In Skylar Ward v. Tilly's, Inc., issued on February 4, 2019, a former employee sued retail clothing store Tilly's over its practice of "on-call" scheduling. Tilly's assigned its employees to mandatory "on-call" shifts and required them to call in two hours before these shifts in order to find out if they should actually come in to work. If they were told to come in, they were paid for working the shift; if not, they received no compensation for being "on-call."
The plaintiff alleged that this practice violated the "reporting time pay" requirement contained in Section 5 of California Industrial Wage Commission Wage Order 7. This section, which is also contained in the other Wage Orders from 1 -16, mandates that employers pay employees for each "workday an employee is required to report for work and does report, but is not put to work or is furnished with less than half of his or her usual or scheduled day's work." Reporting time pay constitutes "half the usual or scheduled day's work, but in no event for less than two hours nor more than four hours, at his or her regular rate of pay."
In response, Tilly's argued that the phrase "report for work" requires an employee's physical presence at the workplace at the start of a scheduled shift. According to Tilly's, since the employer had only required employees to call in two hours before the start time, employees had not been required to "report for work" and therefore were not entitled to reporting time pay.
In a decision that could potentially affect scheduling practices throughout the state, the Court concluded that an employee need not physically appear at the workplace in order to "report for work." Instead, "reporting for work" is defined by the employer's direction as to the manner in which the employer must present himself for work, whether by calling in, logging on to a computer remotely, setting out on a trucking route, or some other method.
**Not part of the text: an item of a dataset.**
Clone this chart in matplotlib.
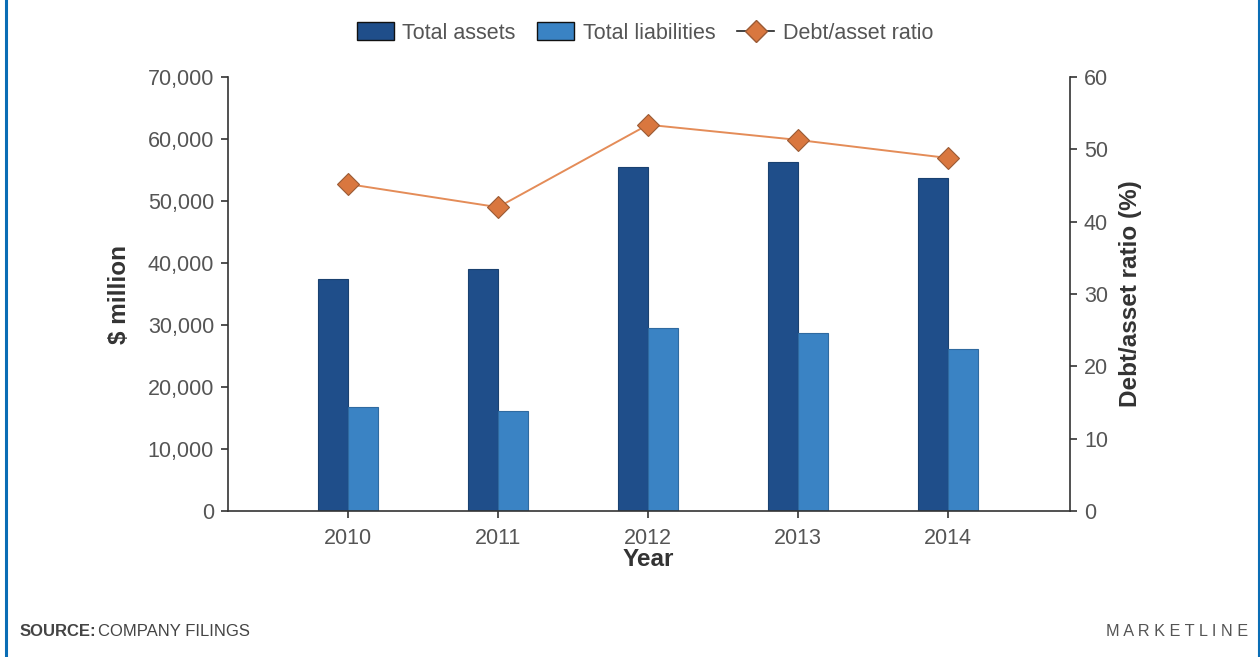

If the employer directs an employee to "report" in a particular manner for a scheduled shift, reporting time pay is required if the employee is thereafter not actually put to work.
The Court specifically limited its holding to employer requirements that employees call in two hours before the start of a shift and are not put to work. The Court also found it significant that Tilly's call-in requirement imposed "significant limitations" on how employees could use their time before and during on-call shifts: "On-call shifts burden employees, who cannot take other jobs, go to school, or make social plans during on-call shifts—but who nonetheless receive no compensation from Tilly's unless they ultimately are called in to work. This is precisely the kind of abuse that reporting time pay was designed to discourage."
In light of the fact that Tilly's was a 2-1 decision and conflicts with at least one federal district court case,1 we anticipate an appeal to the California Supreme Court. In the meantime, California employers should carefully review any "call-in" scheduling practices with their Hanson Bridgett attorney.
1 Culley v. Lincare Inc. (E.D.Cal. 2017) 236 F.Supp.3d 1184, 1190 (interpreting the phrase report to work" to mean physically reporting).